In the records below, pick out all lines containing the word "standalone".

***** Data shown

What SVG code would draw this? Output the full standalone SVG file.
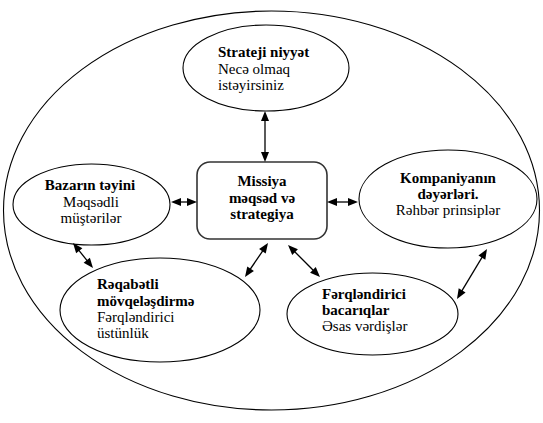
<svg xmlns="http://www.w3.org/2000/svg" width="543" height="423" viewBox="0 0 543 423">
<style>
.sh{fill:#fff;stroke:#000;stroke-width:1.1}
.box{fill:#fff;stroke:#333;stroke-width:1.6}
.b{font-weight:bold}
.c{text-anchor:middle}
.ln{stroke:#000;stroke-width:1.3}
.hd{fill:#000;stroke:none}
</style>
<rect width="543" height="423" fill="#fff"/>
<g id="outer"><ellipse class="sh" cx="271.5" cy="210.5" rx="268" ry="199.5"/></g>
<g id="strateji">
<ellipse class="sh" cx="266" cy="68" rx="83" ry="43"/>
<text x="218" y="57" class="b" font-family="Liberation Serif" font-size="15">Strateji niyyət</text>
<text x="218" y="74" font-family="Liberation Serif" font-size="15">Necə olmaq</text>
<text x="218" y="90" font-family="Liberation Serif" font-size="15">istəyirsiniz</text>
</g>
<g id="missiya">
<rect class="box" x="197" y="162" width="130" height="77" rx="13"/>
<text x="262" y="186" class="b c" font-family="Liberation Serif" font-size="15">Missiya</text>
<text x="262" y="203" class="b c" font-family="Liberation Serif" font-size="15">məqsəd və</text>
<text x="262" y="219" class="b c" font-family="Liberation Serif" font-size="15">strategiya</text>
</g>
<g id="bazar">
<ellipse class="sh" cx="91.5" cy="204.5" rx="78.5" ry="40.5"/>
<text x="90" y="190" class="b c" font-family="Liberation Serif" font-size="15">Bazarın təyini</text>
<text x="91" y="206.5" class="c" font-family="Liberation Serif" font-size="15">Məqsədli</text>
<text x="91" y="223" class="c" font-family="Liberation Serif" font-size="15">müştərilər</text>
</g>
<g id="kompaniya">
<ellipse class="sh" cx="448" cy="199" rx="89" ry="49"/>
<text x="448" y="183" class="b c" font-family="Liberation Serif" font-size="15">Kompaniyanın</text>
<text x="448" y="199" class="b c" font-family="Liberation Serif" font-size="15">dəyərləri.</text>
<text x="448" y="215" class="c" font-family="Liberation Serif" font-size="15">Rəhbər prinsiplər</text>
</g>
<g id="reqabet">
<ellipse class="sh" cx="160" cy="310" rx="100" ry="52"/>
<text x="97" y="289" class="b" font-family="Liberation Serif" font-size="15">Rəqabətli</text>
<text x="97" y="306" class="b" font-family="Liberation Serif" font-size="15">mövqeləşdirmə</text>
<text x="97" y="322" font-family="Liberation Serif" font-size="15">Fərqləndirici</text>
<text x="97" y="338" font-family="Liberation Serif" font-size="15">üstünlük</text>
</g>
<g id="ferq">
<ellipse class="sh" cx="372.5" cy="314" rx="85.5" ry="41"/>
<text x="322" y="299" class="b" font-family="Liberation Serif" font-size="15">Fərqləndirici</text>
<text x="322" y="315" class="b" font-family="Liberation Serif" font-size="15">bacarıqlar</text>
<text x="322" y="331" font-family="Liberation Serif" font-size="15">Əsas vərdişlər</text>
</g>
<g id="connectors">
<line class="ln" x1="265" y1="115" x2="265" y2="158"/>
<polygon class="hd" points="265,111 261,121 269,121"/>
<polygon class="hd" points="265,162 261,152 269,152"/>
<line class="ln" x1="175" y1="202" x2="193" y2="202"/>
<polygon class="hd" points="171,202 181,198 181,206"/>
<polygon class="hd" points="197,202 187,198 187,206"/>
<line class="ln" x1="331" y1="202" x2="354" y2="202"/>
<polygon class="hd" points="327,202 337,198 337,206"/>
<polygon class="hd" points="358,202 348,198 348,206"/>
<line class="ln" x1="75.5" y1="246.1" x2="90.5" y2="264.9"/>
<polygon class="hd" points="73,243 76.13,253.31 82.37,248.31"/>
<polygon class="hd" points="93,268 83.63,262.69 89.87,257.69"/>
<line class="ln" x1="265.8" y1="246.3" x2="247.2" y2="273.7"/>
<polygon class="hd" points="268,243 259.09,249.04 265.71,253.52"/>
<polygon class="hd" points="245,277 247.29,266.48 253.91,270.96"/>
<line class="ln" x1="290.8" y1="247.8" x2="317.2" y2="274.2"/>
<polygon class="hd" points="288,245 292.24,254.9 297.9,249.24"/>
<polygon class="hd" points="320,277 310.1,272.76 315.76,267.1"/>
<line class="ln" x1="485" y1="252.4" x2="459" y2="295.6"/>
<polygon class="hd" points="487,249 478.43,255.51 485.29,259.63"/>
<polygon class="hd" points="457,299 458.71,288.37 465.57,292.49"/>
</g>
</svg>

**********
***** Data shown

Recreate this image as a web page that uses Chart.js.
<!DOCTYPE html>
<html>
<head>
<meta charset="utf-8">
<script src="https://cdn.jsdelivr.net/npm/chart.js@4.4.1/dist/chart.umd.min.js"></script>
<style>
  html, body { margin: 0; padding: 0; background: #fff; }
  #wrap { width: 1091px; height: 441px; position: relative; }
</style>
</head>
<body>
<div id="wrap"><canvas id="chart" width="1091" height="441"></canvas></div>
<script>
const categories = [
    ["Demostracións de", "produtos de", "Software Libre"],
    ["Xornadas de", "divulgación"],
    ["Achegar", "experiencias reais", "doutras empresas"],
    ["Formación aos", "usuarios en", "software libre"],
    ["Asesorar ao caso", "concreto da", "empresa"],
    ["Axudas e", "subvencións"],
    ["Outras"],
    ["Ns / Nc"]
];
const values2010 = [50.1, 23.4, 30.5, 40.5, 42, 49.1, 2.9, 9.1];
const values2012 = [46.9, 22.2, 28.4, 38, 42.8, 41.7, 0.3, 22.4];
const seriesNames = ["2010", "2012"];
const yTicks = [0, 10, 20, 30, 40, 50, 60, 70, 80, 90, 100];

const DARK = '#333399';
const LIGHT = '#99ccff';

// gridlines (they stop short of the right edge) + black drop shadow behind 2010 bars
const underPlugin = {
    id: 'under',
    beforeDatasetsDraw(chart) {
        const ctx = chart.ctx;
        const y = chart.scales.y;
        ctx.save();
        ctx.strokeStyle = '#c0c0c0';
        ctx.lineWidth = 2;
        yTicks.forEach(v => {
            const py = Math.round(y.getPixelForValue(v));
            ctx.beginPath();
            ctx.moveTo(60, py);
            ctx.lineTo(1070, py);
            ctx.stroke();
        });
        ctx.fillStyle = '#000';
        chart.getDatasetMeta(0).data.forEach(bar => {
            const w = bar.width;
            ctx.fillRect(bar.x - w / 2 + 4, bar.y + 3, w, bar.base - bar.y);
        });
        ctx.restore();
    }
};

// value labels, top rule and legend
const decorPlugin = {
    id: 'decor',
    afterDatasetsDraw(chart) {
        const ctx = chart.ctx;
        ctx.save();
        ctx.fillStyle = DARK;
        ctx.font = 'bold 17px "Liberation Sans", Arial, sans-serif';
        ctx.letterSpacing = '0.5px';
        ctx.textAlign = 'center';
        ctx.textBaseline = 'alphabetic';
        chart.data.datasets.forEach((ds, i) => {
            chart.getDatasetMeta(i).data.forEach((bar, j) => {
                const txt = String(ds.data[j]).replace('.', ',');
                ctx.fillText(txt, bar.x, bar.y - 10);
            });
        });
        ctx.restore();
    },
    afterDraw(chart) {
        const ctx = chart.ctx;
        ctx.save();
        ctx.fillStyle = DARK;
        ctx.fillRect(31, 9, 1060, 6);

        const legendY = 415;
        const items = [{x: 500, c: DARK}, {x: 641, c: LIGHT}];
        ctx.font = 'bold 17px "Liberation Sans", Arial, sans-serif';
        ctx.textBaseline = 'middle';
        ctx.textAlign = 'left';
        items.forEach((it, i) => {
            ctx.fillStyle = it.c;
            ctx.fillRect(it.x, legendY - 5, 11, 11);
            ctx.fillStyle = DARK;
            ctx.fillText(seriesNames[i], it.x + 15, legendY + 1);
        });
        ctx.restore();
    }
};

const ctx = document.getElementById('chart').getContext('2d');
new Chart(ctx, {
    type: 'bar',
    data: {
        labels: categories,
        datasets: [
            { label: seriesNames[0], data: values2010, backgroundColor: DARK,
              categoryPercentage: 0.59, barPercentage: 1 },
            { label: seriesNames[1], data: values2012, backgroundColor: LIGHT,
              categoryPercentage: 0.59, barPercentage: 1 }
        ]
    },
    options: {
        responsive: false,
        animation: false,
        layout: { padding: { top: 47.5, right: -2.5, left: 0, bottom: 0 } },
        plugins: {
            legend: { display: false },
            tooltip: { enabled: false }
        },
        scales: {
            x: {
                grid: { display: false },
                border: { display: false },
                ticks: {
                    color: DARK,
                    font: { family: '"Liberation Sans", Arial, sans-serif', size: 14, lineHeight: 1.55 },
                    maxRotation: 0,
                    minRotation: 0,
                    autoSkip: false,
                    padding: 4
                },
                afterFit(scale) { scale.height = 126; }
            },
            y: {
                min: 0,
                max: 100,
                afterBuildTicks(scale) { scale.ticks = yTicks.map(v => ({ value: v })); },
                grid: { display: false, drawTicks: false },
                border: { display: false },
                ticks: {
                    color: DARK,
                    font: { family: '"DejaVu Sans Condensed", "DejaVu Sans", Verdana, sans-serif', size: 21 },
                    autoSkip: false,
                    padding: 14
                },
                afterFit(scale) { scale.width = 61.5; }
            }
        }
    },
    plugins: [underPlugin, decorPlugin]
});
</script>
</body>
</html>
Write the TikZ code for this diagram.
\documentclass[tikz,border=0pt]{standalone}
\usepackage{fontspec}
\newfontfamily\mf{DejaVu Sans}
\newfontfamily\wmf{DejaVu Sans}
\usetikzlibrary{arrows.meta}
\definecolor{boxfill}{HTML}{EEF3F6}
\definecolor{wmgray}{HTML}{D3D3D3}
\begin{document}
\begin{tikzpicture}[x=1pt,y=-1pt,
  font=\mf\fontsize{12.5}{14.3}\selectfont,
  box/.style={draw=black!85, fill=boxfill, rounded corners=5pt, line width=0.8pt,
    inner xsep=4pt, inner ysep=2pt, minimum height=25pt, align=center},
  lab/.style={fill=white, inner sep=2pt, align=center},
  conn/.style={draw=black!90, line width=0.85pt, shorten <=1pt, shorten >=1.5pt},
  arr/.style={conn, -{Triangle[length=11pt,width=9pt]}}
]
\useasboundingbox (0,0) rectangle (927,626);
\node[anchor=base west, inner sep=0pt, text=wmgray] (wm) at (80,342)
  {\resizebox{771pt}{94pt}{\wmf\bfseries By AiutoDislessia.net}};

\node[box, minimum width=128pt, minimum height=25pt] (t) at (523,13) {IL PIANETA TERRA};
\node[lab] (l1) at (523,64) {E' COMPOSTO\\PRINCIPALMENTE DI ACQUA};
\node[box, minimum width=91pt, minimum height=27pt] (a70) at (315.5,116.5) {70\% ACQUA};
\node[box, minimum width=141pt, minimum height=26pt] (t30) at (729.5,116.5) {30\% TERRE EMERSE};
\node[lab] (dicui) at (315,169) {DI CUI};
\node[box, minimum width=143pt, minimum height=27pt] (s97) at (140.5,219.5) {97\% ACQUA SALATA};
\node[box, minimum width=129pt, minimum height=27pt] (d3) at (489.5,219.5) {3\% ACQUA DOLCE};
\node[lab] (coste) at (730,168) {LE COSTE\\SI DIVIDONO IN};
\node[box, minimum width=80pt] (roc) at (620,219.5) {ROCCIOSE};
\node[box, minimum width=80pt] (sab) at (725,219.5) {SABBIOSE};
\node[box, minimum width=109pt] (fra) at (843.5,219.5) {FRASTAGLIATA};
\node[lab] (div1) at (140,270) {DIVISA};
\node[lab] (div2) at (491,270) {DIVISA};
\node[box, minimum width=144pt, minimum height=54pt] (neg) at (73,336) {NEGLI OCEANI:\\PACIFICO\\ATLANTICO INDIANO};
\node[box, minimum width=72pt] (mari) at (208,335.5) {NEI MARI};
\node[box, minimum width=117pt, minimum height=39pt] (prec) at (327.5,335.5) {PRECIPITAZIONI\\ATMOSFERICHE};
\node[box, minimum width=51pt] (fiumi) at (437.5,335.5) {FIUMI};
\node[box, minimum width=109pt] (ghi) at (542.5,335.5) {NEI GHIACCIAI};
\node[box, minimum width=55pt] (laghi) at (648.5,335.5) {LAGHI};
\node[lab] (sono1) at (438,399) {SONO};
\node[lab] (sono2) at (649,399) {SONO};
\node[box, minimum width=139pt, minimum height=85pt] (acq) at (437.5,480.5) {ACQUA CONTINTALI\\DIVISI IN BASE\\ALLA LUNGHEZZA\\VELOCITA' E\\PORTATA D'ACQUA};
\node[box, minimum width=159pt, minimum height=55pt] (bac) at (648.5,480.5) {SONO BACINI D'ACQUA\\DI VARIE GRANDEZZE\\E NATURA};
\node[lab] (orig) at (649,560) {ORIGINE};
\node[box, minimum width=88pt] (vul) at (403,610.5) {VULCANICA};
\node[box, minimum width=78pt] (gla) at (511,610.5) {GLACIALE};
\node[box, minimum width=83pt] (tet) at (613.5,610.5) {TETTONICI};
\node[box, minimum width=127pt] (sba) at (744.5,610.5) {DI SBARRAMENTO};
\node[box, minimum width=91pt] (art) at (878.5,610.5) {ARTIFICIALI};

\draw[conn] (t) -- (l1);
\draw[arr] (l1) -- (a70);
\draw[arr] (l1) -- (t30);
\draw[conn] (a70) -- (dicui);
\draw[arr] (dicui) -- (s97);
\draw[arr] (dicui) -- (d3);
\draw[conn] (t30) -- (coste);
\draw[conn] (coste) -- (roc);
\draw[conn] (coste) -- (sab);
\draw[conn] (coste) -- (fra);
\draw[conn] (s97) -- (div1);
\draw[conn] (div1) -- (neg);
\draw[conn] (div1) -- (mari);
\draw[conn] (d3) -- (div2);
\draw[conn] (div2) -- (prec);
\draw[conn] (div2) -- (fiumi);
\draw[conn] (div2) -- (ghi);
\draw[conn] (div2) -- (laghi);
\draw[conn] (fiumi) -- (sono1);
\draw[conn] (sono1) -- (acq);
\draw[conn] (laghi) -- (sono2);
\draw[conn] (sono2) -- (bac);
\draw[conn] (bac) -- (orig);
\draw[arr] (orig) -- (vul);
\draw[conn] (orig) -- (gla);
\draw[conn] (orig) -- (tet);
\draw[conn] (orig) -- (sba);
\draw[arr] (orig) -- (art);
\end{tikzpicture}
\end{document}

**********

| Written reply |
What SVG code would draw this? Output the full standalone SVG file.
\documentclass[tikz,border=0pt]{standalone}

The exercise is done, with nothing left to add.